Collected material:
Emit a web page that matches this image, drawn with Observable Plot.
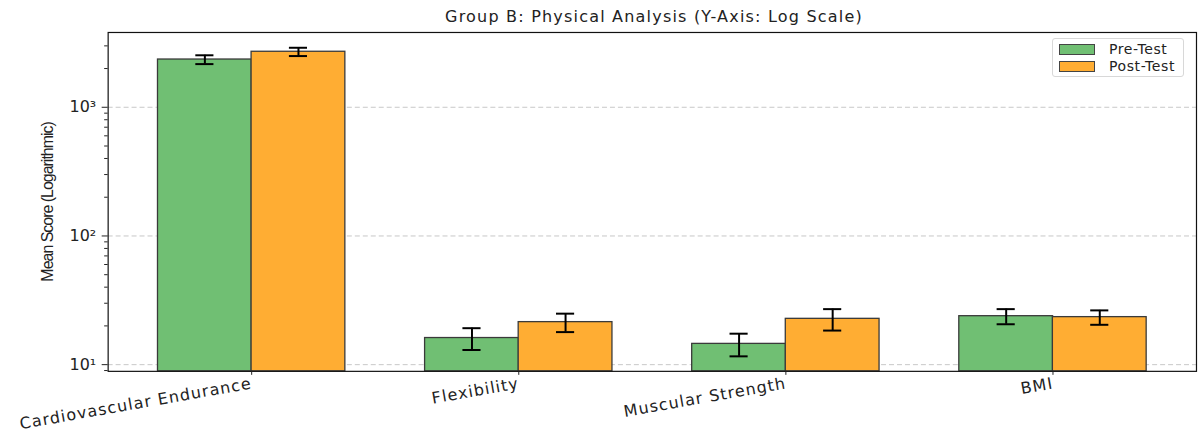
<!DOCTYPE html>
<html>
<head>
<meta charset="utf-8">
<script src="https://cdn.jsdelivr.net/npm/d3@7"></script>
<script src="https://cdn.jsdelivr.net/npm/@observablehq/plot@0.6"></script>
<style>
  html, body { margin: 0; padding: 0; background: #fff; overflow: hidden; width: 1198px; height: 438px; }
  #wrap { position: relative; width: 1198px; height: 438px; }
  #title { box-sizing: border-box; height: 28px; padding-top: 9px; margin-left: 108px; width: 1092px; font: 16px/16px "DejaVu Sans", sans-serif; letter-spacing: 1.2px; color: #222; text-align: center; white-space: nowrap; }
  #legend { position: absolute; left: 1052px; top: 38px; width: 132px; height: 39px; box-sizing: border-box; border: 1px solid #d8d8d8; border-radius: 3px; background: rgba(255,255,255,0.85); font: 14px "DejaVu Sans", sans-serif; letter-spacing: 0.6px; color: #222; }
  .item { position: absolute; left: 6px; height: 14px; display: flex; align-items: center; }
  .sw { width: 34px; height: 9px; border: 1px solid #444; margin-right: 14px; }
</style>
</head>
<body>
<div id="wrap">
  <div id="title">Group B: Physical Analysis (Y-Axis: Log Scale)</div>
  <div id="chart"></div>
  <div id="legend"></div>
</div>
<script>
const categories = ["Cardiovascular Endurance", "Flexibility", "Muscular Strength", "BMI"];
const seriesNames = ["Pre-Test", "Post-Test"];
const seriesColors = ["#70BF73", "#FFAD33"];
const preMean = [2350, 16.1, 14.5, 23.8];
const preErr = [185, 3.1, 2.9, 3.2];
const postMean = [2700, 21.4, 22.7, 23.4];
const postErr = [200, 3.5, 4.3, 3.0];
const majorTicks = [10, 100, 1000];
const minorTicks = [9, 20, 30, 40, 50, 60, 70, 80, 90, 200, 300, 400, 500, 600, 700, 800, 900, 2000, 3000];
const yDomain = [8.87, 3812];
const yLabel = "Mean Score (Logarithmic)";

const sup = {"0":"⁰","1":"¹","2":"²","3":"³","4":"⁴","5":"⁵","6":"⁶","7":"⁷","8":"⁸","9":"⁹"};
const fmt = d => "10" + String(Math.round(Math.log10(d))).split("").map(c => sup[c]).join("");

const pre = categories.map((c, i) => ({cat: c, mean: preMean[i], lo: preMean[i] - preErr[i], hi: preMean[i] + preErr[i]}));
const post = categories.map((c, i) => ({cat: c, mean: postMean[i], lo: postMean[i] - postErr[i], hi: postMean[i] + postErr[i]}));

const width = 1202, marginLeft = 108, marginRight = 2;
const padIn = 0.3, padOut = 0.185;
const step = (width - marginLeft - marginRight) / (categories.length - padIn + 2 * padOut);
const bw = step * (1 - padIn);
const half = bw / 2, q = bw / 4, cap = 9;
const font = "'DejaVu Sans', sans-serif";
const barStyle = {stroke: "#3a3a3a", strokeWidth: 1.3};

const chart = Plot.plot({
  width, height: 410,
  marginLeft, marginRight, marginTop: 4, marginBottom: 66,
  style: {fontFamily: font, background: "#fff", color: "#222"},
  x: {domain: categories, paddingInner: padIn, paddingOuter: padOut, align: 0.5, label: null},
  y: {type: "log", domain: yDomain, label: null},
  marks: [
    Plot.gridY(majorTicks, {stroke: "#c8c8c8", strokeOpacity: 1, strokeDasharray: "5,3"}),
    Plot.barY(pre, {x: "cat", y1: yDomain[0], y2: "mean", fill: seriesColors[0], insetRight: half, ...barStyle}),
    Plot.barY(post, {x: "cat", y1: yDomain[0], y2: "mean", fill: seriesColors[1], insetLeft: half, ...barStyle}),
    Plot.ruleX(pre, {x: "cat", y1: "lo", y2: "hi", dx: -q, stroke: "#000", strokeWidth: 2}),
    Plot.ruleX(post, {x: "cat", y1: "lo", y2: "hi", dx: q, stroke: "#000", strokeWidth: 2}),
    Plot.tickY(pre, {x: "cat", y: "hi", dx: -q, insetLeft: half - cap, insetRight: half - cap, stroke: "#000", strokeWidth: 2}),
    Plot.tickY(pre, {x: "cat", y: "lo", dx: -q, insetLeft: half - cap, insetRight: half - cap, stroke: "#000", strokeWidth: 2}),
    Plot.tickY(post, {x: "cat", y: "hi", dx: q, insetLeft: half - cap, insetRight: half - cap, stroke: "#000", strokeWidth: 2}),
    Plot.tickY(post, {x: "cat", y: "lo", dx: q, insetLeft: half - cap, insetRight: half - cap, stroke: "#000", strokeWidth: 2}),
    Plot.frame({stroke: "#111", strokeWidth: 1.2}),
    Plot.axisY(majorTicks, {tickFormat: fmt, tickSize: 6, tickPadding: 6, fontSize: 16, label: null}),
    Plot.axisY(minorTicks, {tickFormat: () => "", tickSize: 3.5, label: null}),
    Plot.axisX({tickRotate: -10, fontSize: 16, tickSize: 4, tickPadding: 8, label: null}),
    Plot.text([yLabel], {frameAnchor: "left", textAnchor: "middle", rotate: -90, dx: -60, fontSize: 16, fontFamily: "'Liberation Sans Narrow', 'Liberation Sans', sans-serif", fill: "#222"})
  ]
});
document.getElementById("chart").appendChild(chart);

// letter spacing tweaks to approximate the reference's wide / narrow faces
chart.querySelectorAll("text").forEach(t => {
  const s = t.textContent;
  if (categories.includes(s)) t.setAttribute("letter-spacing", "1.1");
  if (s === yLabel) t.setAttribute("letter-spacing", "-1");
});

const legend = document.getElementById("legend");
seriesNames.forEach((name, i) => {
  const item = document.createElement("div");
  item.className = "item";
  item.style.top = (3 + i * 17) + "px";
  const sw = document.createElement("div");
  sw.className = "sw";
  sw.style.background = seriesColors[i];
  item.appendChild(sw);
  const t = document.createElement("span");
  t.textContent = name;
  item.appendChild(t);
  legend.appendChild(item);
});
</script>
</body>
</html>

Given task:
Write out the material above once more, exactly as it reads, with no pictures.

Complete response:
Emit a web page that matches this image, drawn with Observable Plot.
<!DOCTYPE html>
<html>
<head>
<meta charset="utf-8">
<script src="https://cdn.jsdelivr.net/npm/d3@7"></script>
<script src="https://cdn.jsdelivr.net/npm/@observablehq/plot@0.6"></script>
<style>
  html, body { margin: 0; padding: 0; background: #fff; overflow: hidden; width: 1198px; height: 438px; }
  #wrap { position: relative; width: 1198px; height: 438px; }
  #title { box-sizing: border-box; height: 28px; padding-top: 9px; margin-left: 108px; width: 1092px; font: 16px/16px "DejaVu Sans", sans-serif; letter-spacing: 1.2px; color: #222; text-align: center; white-space: nowrap; }
  #legend { position: absolute; left: 1052px; top: 38px; width: 132px; height: 39px; box-sizing: border-box; border: 1px solid #d8d8d8; border-radius: 3px; background: rgba(255,255,255,0.85); font: 14px "DejaVu Sans", sans-serif; letter-spacing: 0.6px; color: #222; }
  .item { position: absolute; left: 6px; height: 14px; display: flex; align-items: center; }
  .sw { width: 34px; height: 9px; border: 1px solid #444; margin-right: 14px; }
</style>
</head>
<body>
<div id="wrap">
  <div id="title">Group B: Physical Analysis (Y-Axis: Log Scale)</div>
  <div id="chart"></div>
  <div id="legend"></div>
</div>
<script>
const categories = ["Cardiovascular Endurance", "Flexibility", "Muscular Strength", "BMI"];
const seriesNames = ["Pre-Test", "Post-Test"];
const seriesColors = ["#70BF73", "#FFAD33"];
const preMean = [2350, 16.1, 14.5, 23.8];
const preErr = [185, 3.1, 2.9, 3.2];
const postMean = [2700, 21.4, 22.7, 23.4];
const postErr = [200, 3.5, 4.3, 3.0];
const majorTicks = [10, 100, 1000];
const minorTicks = [9, 20, 30, 40, 50, 60, 70, 80, 90, 200, 300, 400, 500, 600, 700, 800, 900, 2000, 3000];
const yDomain = [8.87, 3812];
const yLabel = "Mean Score (Logarithmic)";

const sup = {"0":"⁰","1":"¹","2":"²","3":"³","4":"⁴","5":"⁵","6":"⁶","7":"⁷","8":"⁸","9":"⁹"};
const fmt = d => "10" + String(Math.round(Math.log10(d))).split("").map(c => sup[c]).join("");

const pre = categories.map((c, i) => ({cat: c, mean: preMean[i], lo: preMean[i] - preErr[i], hi: preMean[i] + preErr[i]}));
const post = categories.map((c, i) => ({cat: c, mean: postMean[i], lo: postMean[i] - postErr[i], hi: postMean[i] + postErr[i]}));

const width = 1202, marginLeft = 108, marginRight = 2;
const padIn = 0.3, padOut = 0.185;
const step = (width - marginLeft - marginRight) / (categories.length - padIn + 2 * padOut);
const bw = step * (1 - padIn);
const half = bw / 2, q = bw / 4, cap = 9;
const font = "'DejaVu Sans', sans-serif";
const barStyle = {stroke: "#3a3a3a", strokeWidth: 1.3};

const chart = Plot.plot({
  width, height: 410,
  marginLeft, marginRight, marginTop: 4, marginBottom: 66,
  style: {fontFamily: font, background: "#fff", color: "#222"},
  x: {domain: categories, paddingInner: padIn, paddingOuter: padOut, align: 0.5, label: null},
  y: {type: "log", domain: yDomain, label: null},
  marks: [
    Plot.gridY(majorTicks, {stroke: "#c8c8c8", strokeOpacity: 1, strokeDasharray: "5,3"}),
    Plot.barY(pre, {x: "cat", y1: yDomain[0], y2: "mean", fill: seriesColors[0], insetRight: half, ...barStyle}),
    Plot.barY(post, {x: "cat", y1: yDomain[0], y2: "mean", fill: seriesColors[1], insetLeft: half, ...barStyle}),
    Plot.ruleX(pre, {x: "cat", y1: "lo", y2: "hi", dx: -q, stroke: "#000", strokeWidth: 2}),
    Plot.ruleX(post, {x: "cat", y1: "lo", y2: "hi", dx: q, stroke: "#000", strokeWidth: 2}),
    Plot.tickY(pre, {x: "cat", y: "hi", dx: -q, insetLeft: half - cap, insetRight: half - cap, stroke: "#000", strokeWidth: 2}),
    Plot.tickY(pre, {x: "cat", y: "lo", dx: -q, insetLeft: half - cap, insetRight: half - cap, stroke: "#000", strokeWidth: 2}),
    Plot.tickY(post, {x: "cat", y: "hi", dx: q, insetLeft: half - cap, insetRight: half - cap, stroke: "#000", strokeWidth: 2}),
    Plot.tickY(post, {x: "cat", y: "lo", dx: q, insetLeft: half - cap, insetRight: half - cap, stroke: "#000", strokeWidth: 2}),
    Plot.frame({stroke: "#111", strokeWidth: 1.2}),
    Plot.axisY(majorTicks, {tickFormat: fmt, tickSize: 6, tickPadding: 6, fontSize: 16, label: null}),
    Plot.axisY(minorTicks, {tickFormat: () => "", tickSize: 3.5, label: null}),
    Plot.axisX({tickRotate: -10, fontSize: 16, tickSize: 4, tickPadding: 8, label: null}),
    Plot.text([yLabel], {frameAnchor: "left", textAnchor: "middle", rotate: -90, dx: -60, fontSize: 16, fontFamily: "'Liberation Sans Narrow', 'Liberation Sans', sans-serif", fill: "#222"})
  ]
});
document.getElementById("chart").appendChild(chart);

// letter spacing tweaks to approximate the reference's wide / narrow faces
chart.querySelectorAll("text").forEach(t => {
  const s = t.textContent;
  if (categories.includes(s)) t.setAttribute("letter-spacing", "1.1");
  if (s === yLabel) t.setAttribute("letter-spacing", "-1");
});

const legend = document.getElementById("legend");
seriesNames.forEach((name, i) => {
  const item = document.createElement("div");
  item.className = "item";
  item.style.top = (3 + i * 17) + "px";
  const sw = document.createElement("div");
  sw.className = "sw";
  sw.style.background = seriesColors[i];
  item.appendChild(sw);
  const t = document.createElement("span");
  t.textContent = name;
  item.appendChild(t);
  legend.appendChild(item);
});
</script>
</body>
</html>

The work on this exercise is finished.